Stated exercise
Nothing outside the lines from the one containing "Rebuild this chart" through the one containing "ax.set_facecolor('white')" should be copied, and no pictures either. Copy those lines exactly.

┌─ Data excerpts

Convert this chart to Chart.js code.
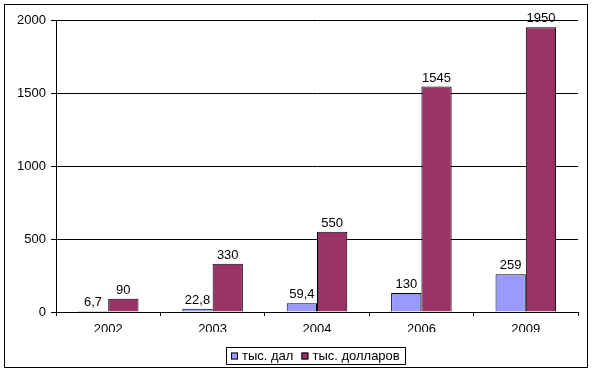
<!DOCTYPE html>
<html>
<head>
<meta charset="utf-8">
<script src="https://cdn.jsdelivr.net/npm/chart.js@4.4.1/dist/chart.umd.min.js"></script>
<style>
  html, body { margin: 0; padding: 0; background: #fff; }
  canvas { display: block; }
</style>
</head>
<body>
<canvas id="chart" width="593" height="372"></canvas>
<script>
// data
var years = ["2002", "2003", "2004", "2006", "2009"];
var volumeDal = [6.7, 22.8, 59.4, 130, 259];
var valueUsd = [90, 330, 550, 1545, 1950];
var seriesNames = ["тыс. дал", "тыс. долларов"];
var seriesColors = ["#9999FF", "#993366"];

var FONT = "'Liberation Sans', Arial, sans-serif";

// outer frame like the excel chart area
var framePlugin = {
  id: "frame",
  beforeDraw: function (chart) {
    var ctx = chart.ctx;
    ctx.save();
    ctx.fillStyle = "#fff";
    ctx.fillRect(0, 0, chart.width, chart.height);
    ctx.strokeStyle = "#000";
    ctx.lineWidth = 1;
    ctx.strokeRect(4.5, 4.5, 583, 363);
    ctx.restore();
  }
};

// numbers over the bars, comma as decimal mark
var valueLabels = {
  id: "valueLabels",
  afterDatasetsDraw: function (chart) {
    var ctx = chart.ctx;
    ctx.save();
    ctx.font = "13px " + FONT;
    ctx.fillStyle = "#000";
    ctx.textAlign = "center";
    ctx.textBaseline = "bottom";
    chart.data.datasets.forEach(function (ds, i) {
      var meta = chart.getDatasetMeta(i);
      meta.data.forEach(function (bar, j) {
        var txt = String(ds.data[j]).replace(".", ",");
        ctx.fillText(txt, bar.x, bar.y - 2);
      });
    });
    ctx.restore();
  }
};

// boxed legend under the axis
var boxLegend = {
  id: "boxLegend",
  afterDraw: function (chart) {
    var ctx = chart.ctx;
    var sets = chart.data.datasets;
    ctx.save();
    ctx.font = "13px " + FONT;
    var sq = 7, gapSq = 4, gapItem = 8, pad = 5;
    var total = pad * 2;
    var widths = sets.map(function (ds) { return ctx.measureText(ds.label).width; });
    widths.forEach(function (w, i) {
      total += sq + gapSq + w + (i < widths.length - 1 ? gapItem : 0);
    });
    total = Math.round(total);
    var area = chart.chartArea;
    var left = Math.round((area.left + area.right) / 2 - total / 2 - 2);
    var top = 347, h = 17;
    ctx.strokeStyle = "#000";
    ctx.lineWidth = 1;
    ctx.strokeRect(left + 0.5, top + 0.5, total, h);
    var x = left + pad;
    var cy = top + h / 2 + 0.5;
    ctx.textBaseline = "middle";
    ctx.textAlign = "left";
    sets.forEach(function (ds, i) {
      ctx.fillStyle = ds.backgroundColor;
      ctx.fillRect(x, cy - 3.5, sq, sq);
      ctx.strokeStyle = "#000";
      ctx.strokeRect(x + 0.5, cy - 3.5 + 0.5, sq - 1, sq - 1);
      x += sq + gapSq;
      ctx.fillStyle = "#000";
      ctx.fillText(ds.label, x, cy);
      x += widths[i] + gapItem;
    });
    ctx.restore();
  }
};

new Chart(document.getElementById("chart"), {
  type: "bar",
  data: {
    labels: years,
    datasets: [
      {
        label: seriesNames[0],
        data: volumeDal,
        backgroundColor: seriesColors[0],
        borderColor: "#000",
        borderWidth: 1,
        categoryPercentage: 0.58,
        barPercentage: 1
      },
      {
        label: seriesNames[1],
        data: valueUsd,
        backgroundColor: seriesColors[1],
        borderColor: "#000",
        borderWidth: 1,
        categoryPercentage: 0.58,
        barPercentage: 1
      }
    ]
  },
  options: {
    responsive: false,
    animation: false,
    devicePixelRatio: 1,
    layout: { padding: { left: 0, right: 15, top: 20, bottom: 40 } },
    plugins: {
      legend: { display: false },
      tooltip: { enabled: false }
    },
    scales: {
      x: {
        grid: { drawOnChartArea: false, drawTicks: true, tickLength: 4, color: "#000", offset: true },
        border: { color: "#000" },
        ticks: { color: "#000", font: { family: FONT, size: 13 }, padding: 6 },
        afterFit: function (s) { s.height = 20; }
      },
      y: {
        min: 0,
        max: 2000,
        grid: { color: "#000", tickLength: 5 },
        border: { color: "#000" },
        ticks: {
          stepSize: 500,
          color: "#000",
          padding: 5,
          font: { family: FONT, size: 13 },
          callback: function (v) { return String(v); }
        },
        afterFit: function (s) { s.width = 56; }
      }
    }
  },
  plugins: [framePlugin, valueLabels, boxLegend]
});
</script>
</body>
</html>
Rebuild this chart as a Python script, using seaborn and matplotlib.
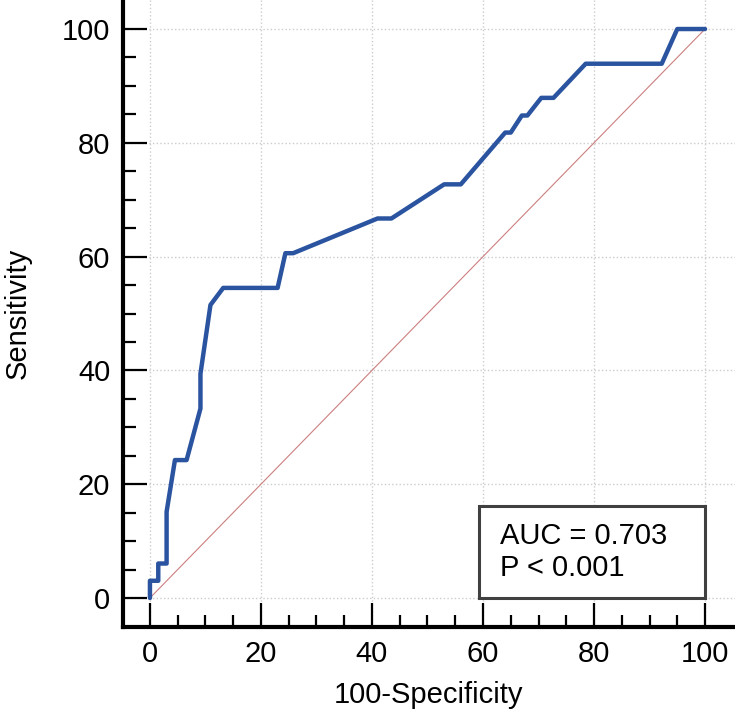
import pandas as pd
import matplotlib
matplotlib.use("Agg")
import matplotlib.pyplot as plt
import matplotlib.patches as mpatches
import seaborn as sns

# ROC curve points (100-Specificity, Sensitivity)
fpr = [0, 0, 1.5, 1.5, 3.0, 3.0, 4.5, 6.6, 9.1, 9.1, 10.9, 13.2, 23.0, 24.4, 25.8,
       41.0, 43.5, 53.0, 56.0, 64.0, 65.0, 67.0, 68.0, 70.5, 72.7, 78.5, 92.2, 95.0, 100]
tpr = [0, 3.03, 3.03, 6.06, 6.06, 15.15, 24.24, 24.24, 33.3, 39.4, 51.5, 54.5, 54.5, 60.6, 60.6,
       66.7, 66.7, 72.7, 72.7, 81.8, 81.8, 84.8, 84.8, 87.9, 87.9, 93.9, 93.9, 100, 100]
diag = [0, 100]
auc_text = "AUC = 0.703\nP < 0.001"

df = pd.DataFrame({"fpr": fpr, "tpr": tpr})

sns.set_style("whitegrid")
plt.rcParams['font.family'] = ['Liberation Sans', 'DejaVu Sans']
plt.rcParams['text.color'] = 'black'
plt.rcParams['axes.labelcolor'] = 'black'
plt.rcParams['xtick.color'] = 'black'
plt.rcParams['ytick.color'] = 'black'

fig = plt.figure(figsize=(7.35, 7.17), dpi=100)
ax = fig.add_axes([0.167, 0.1255, 0.833, 0.8745])

ax.plot(diag, diag, color='#cc7f7f', lw=0.8, zorder=2)
sns.lineplot(data=df, x='fpr', y='tpr', sort=False, color='#2b54a0', lw=3.2,
             estimator=None, ax=ax, zorder=3)

ax.set_xlim(-4.9, 105.4)
ax.set_ylim(-5.1, 105.1)
ax.set_xticks([t for t in range(0, 101, 20)])
ax.set_yticks([t for t in range(0, 101, 20)])
ax.set_xticks([t for t in range(0, 101, 5) if t % 20], minor=True)
ax.set_yticks([t for t in range(0, 101, 5) if t % 20], minor=True)

ax.grid(True, which='major', color='#cccccc', linestyle=':', lw=1.0)
ax.grid(False, which='minor')
ax.set_facecolor('white')

for s in ['top', 'right']:
    ax.spines[s].set_visible(False)
for s in ['left', 'bottom']:
    ax.spines[s].set_color('black')
    ax.spines[s].set_linewidth(3)

ax.tick_params(which='major', direction='in', length=17, width=1.6, color='black',
               labelsize=21, pad=9, bottom=True, left=True)
ax.tick_params(which='minor', direction='in', length=9, width=1.6, color='black',
               bottom=True, left=True)

ax.set_xlabel('100-Specificity', fontsize=21, labelpad=10)
ax.set_ylabel('Sensitivity', fontsize=21, labelpad=22)

box = mpatches.Rectangle((59.3, 0), 40.7, 16.2, fill=True, facecolor='white',
                         edgecolor='#404040', lw=2.2, zorder=4)
ax.add_patch(box)
ax.text(63.0, 8.1, auc_text, fontsize=21, va='center', ha='left',
        linespacing=1.2, zorder=5)

fig.savefig('out.png', dpi=100)
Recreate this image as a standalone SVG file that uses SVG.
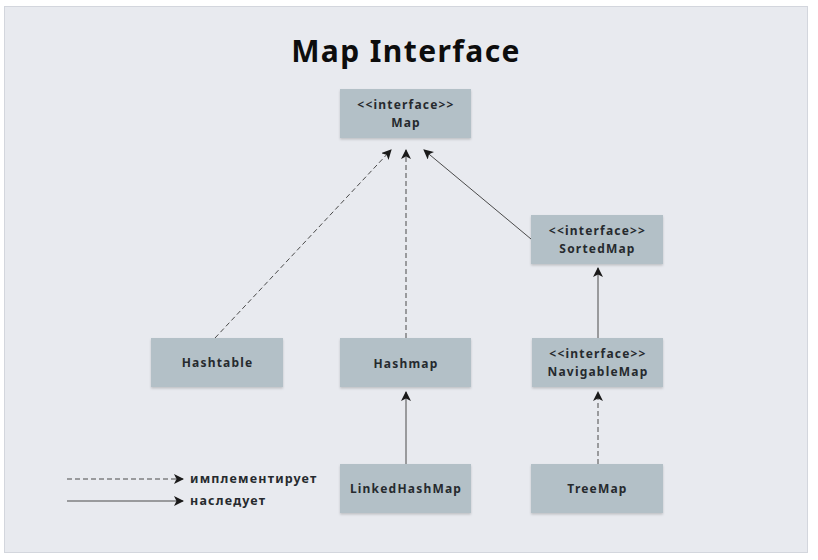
<svg xmlns="http://www.w3.org/2000/svg" width="818" height="560" viewBox="0 0 818 560">
<defs>
<marker id="ah" viewBox="0 0 10 10" refX="9" refY="5" markerWidth="10" markerHeight="10" markerUnits="userSpaceOnUse" orient="auto">
<path d="M0,0 L10,5 L0,10 L2.5,5 Z" fill="#1a1a1a"/>
</marker>
<filter id="sh" x="-10%" y="-10%" width="120%" height="130%">
<feDropShadow dx="0" dy="1.5" stdDeviation="1" flood-color="#000" flood-opacity="0.18"/>
</filter>
<style>
.box{fill:#b3c0c7;filter:url(#sh)}
.t{font-family:"Noto Sans","Open Sans",sans-serif;font-weight:700;font-size:12px;fill:#262a2e;text-anchor:middle;letter-spacing:1.2px}
.c{fill:none;stroke:#4a4a4a;stroke-width:1;marker-end:url(#ah)}
.d{stroke-dasharray:5,3}
.lg{font-family:"Noto Sans","Open Sans",sans-serif;font-weight:700;font-size:12.5px;fill:#262a2e;letter-spacing:1.2px}
</style>
</defs>
<rect x="0" y="0" width="818" height="560" fill="#ffffff"/>
<rect x="4.5" y="6.5" width="803" height="546" fill="#e8eaef" stroke="#d3d6dd" stroke-width="1"/>
<text x="406" y="62" font-family="'Noto Sans','Open Sans',sans-serif" font-weight="700" font-size="30" fill="#0d0d0d" text-anchor="middle" letter-spacing="1.4">Map Interface</text>

<g id="connectors">
<line class="c d" x1="215" y1="338" x2="391" y2="150"/>
<line class="c d" x1="406" y1="338" x2="406" y2="150"/>
<line class="c" x1="531" y1="239" x2="424" y2="150"/>
<line class="c" x1="598" y1="338" x2="598" y2="268"/>
<line class="c" x1="406" y1="464" x2="406" y2="392"/>
<line class="c d" x1="598" y1="464" x2="598" y2="392"/>
</g>

<g id="Map"><rect class="box" x="340" y="89" width="131" height="49"/>
<text class="t" x="406" y="109">&lt;&lt;interface&gt;&gt;</text>
<text class="t" x="406" y="127">Map</text></g>

<g id="SortedMap"><rect class="box" x="531" y="215" width="132" height="49"/>
<text class="t" x="597.5" y="235">&lt;&lt;interface&gt;&gt;</text>
<text class="t" x="597.5" y="253">SortedMap</text></g>

<g id="NavigableMap"><rect class="box" x="532" y="338" width="131" height="49"/>
<text class="t" x="598" y="358">&lt;&lt;interface&gt;&gt;</text>
<text class="t" x="598" y="376">NavigableMap</text></g>

<g id="Hashtable"><rect class="box" x="151" y="338" width="132" height="49"/>
<text class="t" x="217.5" y="367">Hashtable</text></g>

<g id="Hashmap"><rect class="box" x="340" y="338" width="131" height="49"/>
<text class="t" x="406" y="368">Hashmap</text></g>

<g id="LinkedHashMap"><rect class="box" x="340" y="464" width="131" height="49"/>
<text class="t" x="406" y="493">LinkedHashMap</text></g>

<g id="TreeMap"><rect class="box" x="531" y="464" width="132" height="49"/>
<text class="t" x="597.5" y="493">TreeMap</text></g>

<g id="legend">
<line class="c d" x1="67" y1="479" x2="183" y2="479" stroke-dasharray="3,2"/>
<text class="lg" x="190" y="483">имплементирует</text>
<line class="c" x1="67" y1="501" x2="183" y2="501"/>
<text class="lg" x="190" y="505">наследует</text>
</g>
</svg>
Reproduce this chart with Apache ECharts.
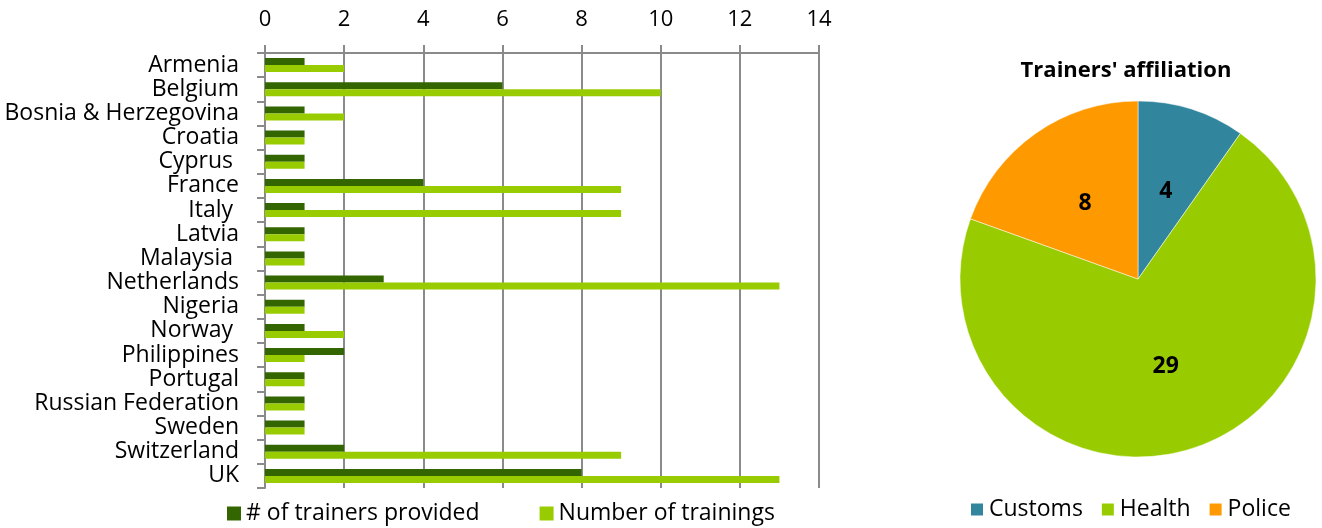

└─

Exercise response
Rebuild this chart as a Python script, using seaborn and matplotlib.
import pandas as pd
import matplotlib
matplotlib.use("Agg")
import matplotlib.pyplot as plt
import matplotlib.patches as mpatches
import seaborn as sns

# ROC curve points (100-Specificity, Sensitivity)
fpr = [0, 0, 1.5, 1.5, 3.0, 3.0, 4.5, 6.6, 9.1, 9.1, 10.9, 13.2, 23.0, 24.4, 25.8,
       41.0, 43.5, 53.0, 56.0, 64.0, 65.0, 67.0, 68.0, 70.5, 72.7, 78.5, 92.2, 95.0, 100]
tpr = [0, 3.03, 3.03, 6.06, 6.06, 15.15, 24.24, 24.24, 33.3, 39.4, 51.5, 54.5, 54.5, 60.6, 60.6,
       66.7, 66.7, 72.7, 72.7, 81.8, 81.8, 84.8, 84.8, 87.9, 87.9, 93.9, 93.9, 100, 100]
diag = [0, 100]
auc_text = "AUC = 0.703\nP < 0.001"

df = pd.DataFrame({"fpr": fpr, "tpr": tpr})

sns.set_style("whitegrid")
plt.rcParams['font.family'] = ['Liberation Sans', 'DejaVu Sans']
plt.rcParams['text.color'] = 'black'
plt.rcParams['axes.labelcolor'] = 'black'
plt.rcParams['xtick.color'] = 'black'
plt.rcParams['ytick.color'] = 'black'

fig = plt.figure(figsize=(7.35, 7.17), dpi=100)
ax = fig.add_axes([0.167, 0.1255, 0.833, 0.8745])

ax.plot(diag, diag, color='#cc7f7f', lw=0.8, zorder=2)
sns.lineplot(data=df, x='fpr', y='tpr', sort=False, color='#2b54a0', lw=3.2,
             estimator=None, ax=ax, zorder=3)

ax.set_xlim(-4.9, 105.4)
ax.set_ylim(-5.1, 105.1)
ax.set_xticks([t for t in range(0, 101, 20)])
ax.set_yticks([t for t in range(0, 101, 20)])
ax.set_xticks([t for t in range(0, 101, 5) if t % 20], minor=True)
ax.set_yticks([t for t in range(0, 101, 5) if t % 20], minor=True)

ax.grid(True, which='major', color='#cccccc', linestyle=':', lw=1.0)
ax.grid(False, which='minor')
ax.set_facecolor('white')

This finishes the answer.